* [Aim of the task]:
Extract the full listing verbatim and drop any pictures from your copy.

* [Data in this exercise]:
******
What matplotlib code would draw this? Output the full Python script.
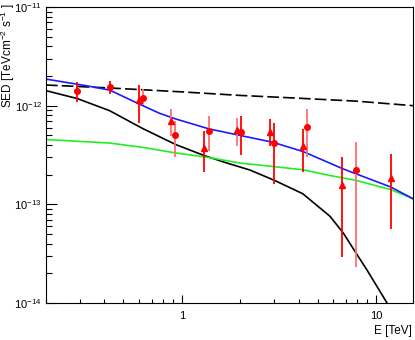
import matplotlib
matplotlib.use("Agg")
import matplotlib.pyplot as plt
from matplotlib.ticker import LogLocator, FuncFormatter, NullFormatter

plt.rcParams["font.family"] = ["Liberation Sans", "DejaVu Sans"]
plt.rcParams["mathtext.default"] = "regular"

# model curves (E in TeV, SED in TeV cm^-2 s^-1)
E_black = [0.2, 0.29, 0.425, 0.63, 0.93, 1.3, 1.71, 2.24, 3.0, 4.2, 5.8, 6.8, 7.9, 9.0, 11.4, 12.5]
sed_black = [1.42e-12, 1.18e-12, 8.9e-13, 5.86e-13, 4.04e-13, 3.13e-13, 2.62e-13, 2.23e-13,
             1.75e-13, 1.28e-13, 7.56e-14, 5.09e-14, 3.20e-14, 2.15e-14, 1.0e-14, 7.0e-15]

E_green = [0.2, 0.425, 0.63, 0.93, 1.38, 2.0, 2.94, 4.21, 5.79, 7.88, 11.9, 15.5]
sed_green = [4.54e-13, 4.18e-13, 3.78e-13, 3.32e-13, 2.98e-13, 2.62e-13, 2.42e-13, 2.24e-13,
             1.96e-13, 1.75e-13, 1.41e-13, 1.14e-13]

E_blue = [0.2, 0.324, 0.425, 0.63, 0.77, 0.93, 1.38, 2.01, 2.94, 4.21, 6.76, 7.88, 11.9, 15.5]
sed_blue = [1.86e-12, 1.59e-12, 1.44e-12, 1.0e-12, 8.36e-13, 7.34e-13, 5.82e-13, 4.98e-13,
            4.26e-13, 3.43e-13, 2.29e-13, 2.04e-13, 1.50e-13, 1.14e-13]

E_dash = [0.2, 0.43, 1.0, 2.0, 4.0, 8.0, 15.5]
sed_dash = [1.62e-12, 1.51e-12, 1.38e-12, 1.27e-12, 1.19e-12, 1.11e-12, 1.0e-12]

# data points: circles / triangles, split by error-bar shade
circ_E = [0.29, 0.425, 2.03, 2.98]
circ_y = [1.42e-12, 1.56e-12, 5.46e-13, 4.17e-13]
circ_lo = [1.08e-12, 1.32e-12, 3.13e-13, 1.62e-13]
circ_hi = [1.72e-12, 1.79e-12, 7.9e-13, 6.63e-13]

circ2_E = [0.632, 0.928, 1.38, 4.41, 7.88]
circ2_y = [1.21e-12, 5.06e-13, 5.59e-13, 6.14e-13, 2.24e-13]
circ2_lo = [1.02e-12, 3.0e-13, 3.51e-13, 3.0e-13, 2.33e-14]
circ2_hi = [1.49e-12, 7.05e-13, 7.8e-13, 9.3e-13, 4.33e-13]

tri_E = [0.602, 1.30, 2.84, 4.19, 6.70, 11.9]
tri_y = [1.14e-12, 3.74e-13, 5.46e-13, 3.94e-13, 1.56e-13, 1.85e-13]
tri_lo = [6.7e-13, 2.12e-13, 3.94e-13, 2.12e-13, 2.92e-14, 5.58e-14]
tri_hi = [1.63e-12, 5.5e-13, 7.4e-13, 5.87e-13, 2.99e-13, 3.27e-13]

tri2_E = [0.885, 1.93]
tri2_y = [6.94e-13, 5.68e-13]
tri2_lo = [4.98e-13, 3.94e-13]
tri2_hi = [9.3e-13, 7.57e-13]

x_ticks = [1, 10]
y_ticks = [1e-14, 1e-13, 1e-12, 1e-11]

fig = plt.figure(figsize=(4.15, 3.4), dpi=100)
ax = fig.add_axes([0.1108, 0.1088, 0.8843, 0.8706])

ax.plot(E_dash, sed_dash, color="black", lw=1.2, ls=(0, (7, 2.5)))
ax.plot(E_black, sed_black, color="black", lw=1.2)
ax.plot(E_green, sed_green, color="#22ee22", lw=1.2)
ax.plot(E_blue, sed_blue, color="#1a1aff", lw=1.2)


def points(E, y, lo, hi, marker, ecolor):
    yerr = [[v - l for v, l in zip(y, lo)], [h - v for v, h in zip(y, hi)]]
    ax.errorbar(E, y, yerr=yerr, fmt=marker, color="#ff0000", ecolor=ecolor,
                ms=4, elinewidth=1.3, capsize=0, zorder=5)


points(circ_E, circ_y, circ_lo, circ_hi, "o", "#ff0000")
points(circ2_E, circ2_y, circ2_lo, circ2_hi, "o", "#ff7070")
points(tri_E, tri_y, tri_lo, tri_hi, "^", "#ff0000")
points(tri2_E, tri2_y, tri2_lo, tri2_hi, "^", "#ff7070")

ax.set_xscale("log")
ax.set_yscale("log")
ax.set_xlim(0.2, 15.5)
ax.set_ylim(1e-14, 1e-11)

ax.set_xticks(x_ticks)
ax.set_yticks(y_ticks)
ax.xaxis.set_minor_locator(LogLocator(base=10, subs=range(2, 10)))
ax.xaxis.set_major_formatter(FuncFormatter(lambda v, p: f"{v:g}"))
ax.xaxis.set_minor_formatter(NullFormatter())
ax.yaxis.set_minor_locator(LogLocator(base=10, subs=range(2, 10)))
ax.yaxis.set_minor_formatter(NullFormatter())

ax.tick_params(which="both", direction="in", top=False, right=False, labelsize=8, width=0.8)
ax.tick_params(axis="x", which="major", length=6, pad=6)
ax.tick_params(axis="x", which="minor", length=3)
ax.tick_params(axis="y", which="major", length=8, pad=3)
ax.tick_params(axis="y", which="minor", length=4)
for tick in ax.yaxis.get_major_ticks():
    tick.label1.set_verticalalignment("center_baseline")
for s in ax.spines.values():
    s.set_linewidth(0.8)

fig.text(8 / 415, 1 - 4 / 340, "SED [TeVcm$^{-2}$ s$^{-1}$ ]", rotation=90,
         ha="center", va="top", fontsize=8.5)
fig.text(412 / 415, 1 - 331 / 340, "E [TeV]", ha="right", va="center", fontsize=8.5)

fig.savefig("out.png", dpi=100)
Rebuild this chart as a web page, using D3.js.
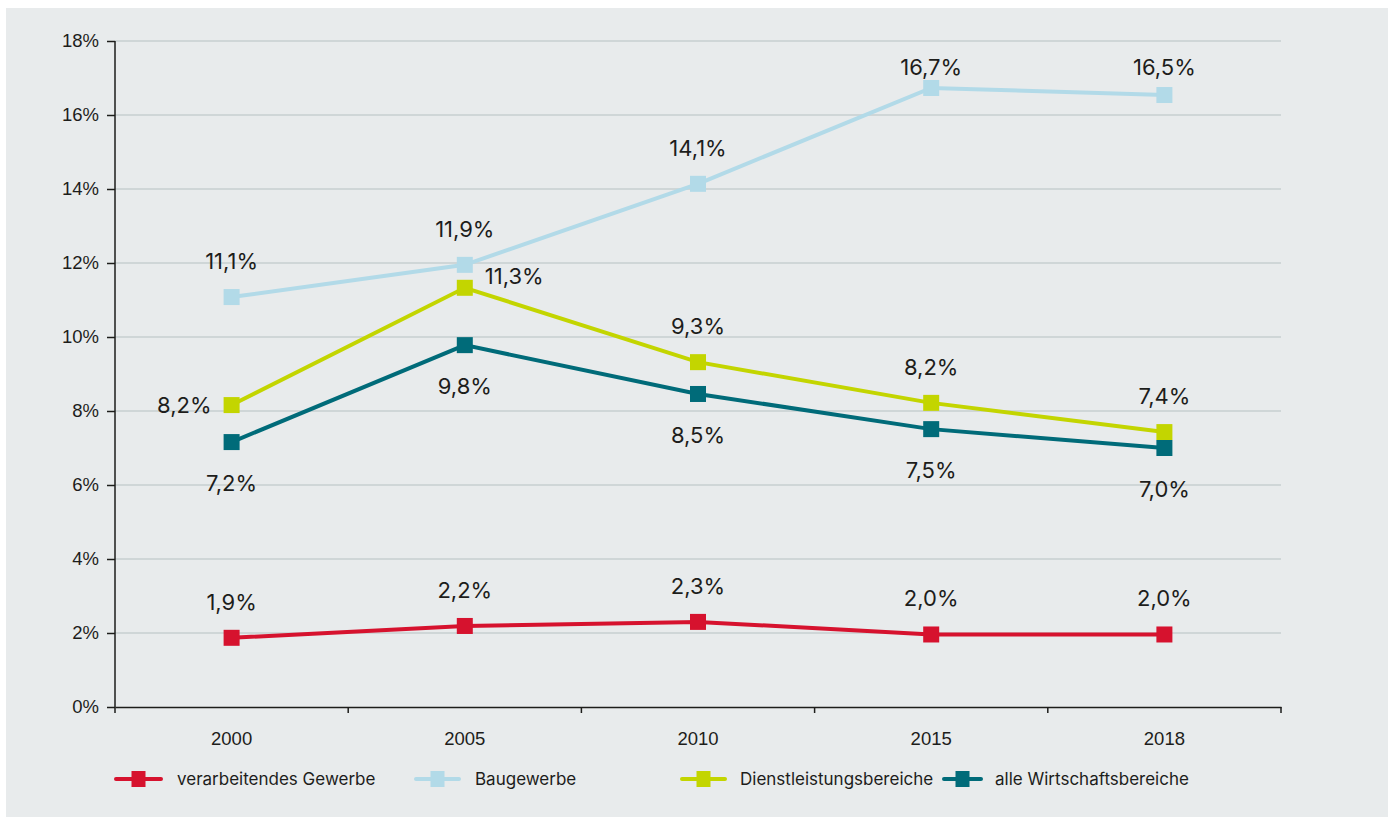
******
* [Problem solution]:
What matplotlib code would draw this? Output the full Python script.
import matplotlib
matplotlib.use("Agg")
import matplotlib.pyplot as plt
from matplotlib.ticker import LogLocator, FuncFormatter, NullFormatter

plt.rcParams["font.family"] = ["Liberation Sans", "DejaVu Sans"]
plt.rcParams["mathtext.default"] = "regular"

# model curves (E in TeV, SED in TeV cm^-2 s^-1)
E_black = [0.2, 0.29, 0.425, 0.63, 0.93, 1.3, 1.71, 2.24, 3.0, 4.2, 5.8, 6.8, 7.9, 9.0, 11.4, 12.5]
sed_black = [1.42e-12, 1.18e-12, 8.9e-13, 5.86e-13, 4.04e-13, 3.13e-13, 2.62e-13, 2.23e-13,
             1.75e-13, 1.28e-13, 7.56e-14, 5.09e-14, 3.20e-14, 2.15e-14, 1.0e-14, 7.0e-15]

E_green = [0.2, 0.425, 0.63, 0.93, 1.38, 2.0, 2.94, 4.21, 5.79, 7.88, 11.9, 15.5]
sed_green = [4.54e-13, 4.18e-13, 3.78e-13, 3.32e-13, 2.98e-13, 2.62e-13, 2.42e-13, 2.24e-13,
             1.96e-13, 1.75e-13, 1.41e-13, 1.14e-13]

E_blue = [0.2, 0.324, 0.425, 0.63, 0.77, 0.93, 1.38, 2.01, 2.94, 4.21, 6.76, 7.88, 11.9, 15.5]
sed_blue = [1.86e-12, 1.59e-12, 1.44e-12, 1.0e-12, 8.36e-13, 7.34e-13, 5.82e-13, 4.98e-13,
            4.26e-13, 3.43e-13, 2.29e-13, 2.04e-13, 1.50e-13, 1.14e-13]

E_dash = [0.2, 0.43, 1.0, 2.0, 4.0, 8.0, 15.5]
sed_dash = [1.62e-12, 1.51e-12, 1.38e-12, 1.27e-12, 1.19e-12, 1.11e-12, 1.0e-12]

# data points: circles / triangles, split by error-bar shade
circ_E = [0.29, 0.425, 2.03, 2.98]
circ_y = [1.42e-12, 1.56e-12, 5.46e-13, 4.17e-13]
circ_lo = [1.08e-12, 1.32e-12, 3.13e-13, 1.62e-13]
circ_hi = [1.72e-12, 1.79e-12, 7.9e-13, 6.63e-13]

circ2_E = [0.632, 0.928, 1.38, 4.41, 7.88]
circ2_y = [1.21e-12, 5.06e-13, 5.59e-13, 6.14e-13, 2.24e-13]
circ2_lo = [1.02e-12, 3.0e-13, 3.51e-13, 3.0e-13, 2.33e-14]
circ2_hi = [1.49e-12, 7.05e-13, 7.8e-13, 9.3e-13, 4.33e-13]

tri_E = [0.602, 1.30, 2.84, 4.19, 6.70, 11.9]
tri_y = [1.14e-12, 3.74e-13, 5.46e-13, 3.94e-13, 1.56e-13, 1.85e-13]
tri_lo = [6.7e-13, 2.12e-13, 3.94e-13, 2.12e-13, 2.92e-14, 5.58e-14]
tri_hi = [1.63e-12, 5.5e-13, 7.4e-13, 5.87e-13, 2.99e-13, 3.27e-13]

tri2_E = [0.885, 1.93]
tri2_y = [6.94e-13, 5.68e-13]
tri2_lo = [4.98e-13, 3.94e-13]
tri2_hi = [9.3e-13, 7.57e-13]

x_ticks = [1, 10]
y_ticks = [1e-14, 1e-13, 1e-12, 1e-11]

fig = plt.figure(figsize=(4.15, 3.4), dpi=100)
ax = fig.add_axes([0.1108, 0.1088, 0.8843, 0.8706])

ax.plot(E_dash, sed_dash, color="black", lw=1.2, ls=(0, (7, 2.5)))
ax.plot(E_black, sed_black, color="black", lw=1.2)
ax.plot(E_green, sed_green, color="#22ee22", lw=1.2)
ax.plot(E_blue, sed_blue, color="#1a1aff", lw=1.2)


def points(E, y, lo, hi, marker, ecolor):
    yerr = [[v - l for v, l in zip(y, lo)], [h - v for v, h in zip(y, hi)]]
    ax.errorbar(E, y, yerr=yerr, fmt=marker, color="#ff0000", ecolor=ecolor,
                ms=4, elinewidth=1.3, capsize=0, zorder=5)


points(circ_E, circ_y, circ_lo, circ_hi, "o", "#ff0000")
points(circ2_E, circ2_y, circ2_lo, circ2_hi, "o", "#ff7070")
points(tri_E, tri_y, tri_lo, tri_hi, "^", "#ff0000")
points(tri2_E, tri2_y, tri2_lo, tri2_hi, "^", "#ff7070")

ax.set_xscale("log")
ax.set_yscale("log")
ax.set_xlim(0.2, 15.5)
ax.set_ylim(1e-14, 1e-11)

ax.set_xticks(x_ticks)
ax.set_yticks(y_ticks)
ax.xaxis.set_minor_locator(LogLocator(base=10, subs=range(2, 10)))
ax.xaxis.set_major_formatter(FuncFormatter(lambda v, p: f"{v:g}"))
ax.xaxis.set_minor_formatter(NullFormatter())
ax.yaxis.set_minor_locator(LogLocator(base=10, subs=range(2, 10)))
ax.yaxis.set_minor_formatter(NullFormatter())

ax.tick_params(which="both", direction="in", top=False, right=False, labelsize=8, width=0.8)
ax.tick_params(axis="x", which="major", length=6, pad=6)
ax.tick_params(axis="x", which="minor", length=3)
ax.tick_params(axis="y", which="major", length=8, pad=3)
ax.tick_params(axis="y", which="minor", length=4)
for tick in ax.yaxis.get_major_ticks():
    tick.label1.set_verticalalignment("center_baseline")
for s in ax.spines.values():
    s.set_linewidth(0.8)

fig.text(8 / 415, 1 - 4 / 340, "SED [TeVcm$^{-2}$ s$^{-1}$ ]", rotation=90,
         ha="center", va="top", fontsize=8.5)
fig.text(412 / 415, 1 - 331 / 340, "E [TeV]", ha="right", va="center", fontsize=8.5)

fig.savefig("out.png", dpi=100)
Rebuild this chart as a web page, using D3.js.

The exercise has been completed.